AI agents sometimes deviate from their assigned tasks, leading to non-compliant or incomplete responses. This often happens when instructions are unclear or when randomness in generation is too high.

What Went Wrong?

  • Instructions to the agent were too vague or ambiguous.
  • The LLM was allowed too much flexibility in execution.

How It Showed Up in Metrics:

  • Low Instruction Adherence: The agent did not follow specific task instructions.
  • High Tool Errors: The agent used tools incorrectly due to poor adherence.

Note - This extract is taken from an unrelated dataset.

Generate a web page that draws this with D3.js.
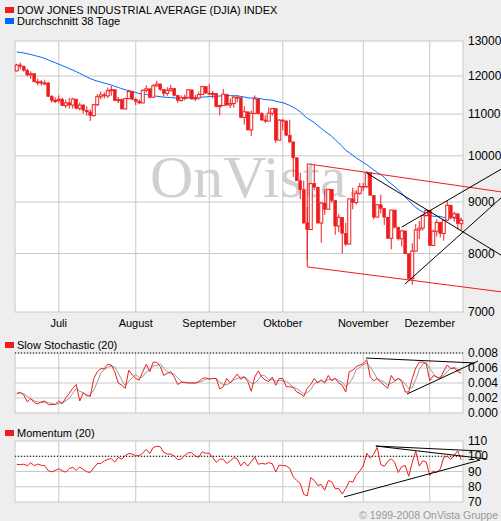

Improvements and Solutions

1

Use Galileo’s Metrics to Diagnose the Issue

  • Track Instruction Adherence to measure how well the agent follows provided instructions.
  • Identify Tool Errors caused by instruction misinterpretation.
2

Strengthen Instruction Adherence

  • Use system messages to set explicit constraints on agent behavior.
  • Implement zero-shot or few-shot examples to guide response generation.
  • Adjust prompts based on Galileo’s Instruction Adherence insights.
3

Adjust Prompting for Compliance

  • Be direct and structured: “Summarize Apple’s financial growth over five years. Use financial reports only.”
  • Reduce temperature to lower randomness.
4

Validate and Iterate Using Galileo

  • Track Instruction Adherence scores in Galileo.
  • Flag responses that deviate from expected behavior and iterate on prompts.
  • Compare iterations using Tool Selection Quality and Instruction Adherence metrics.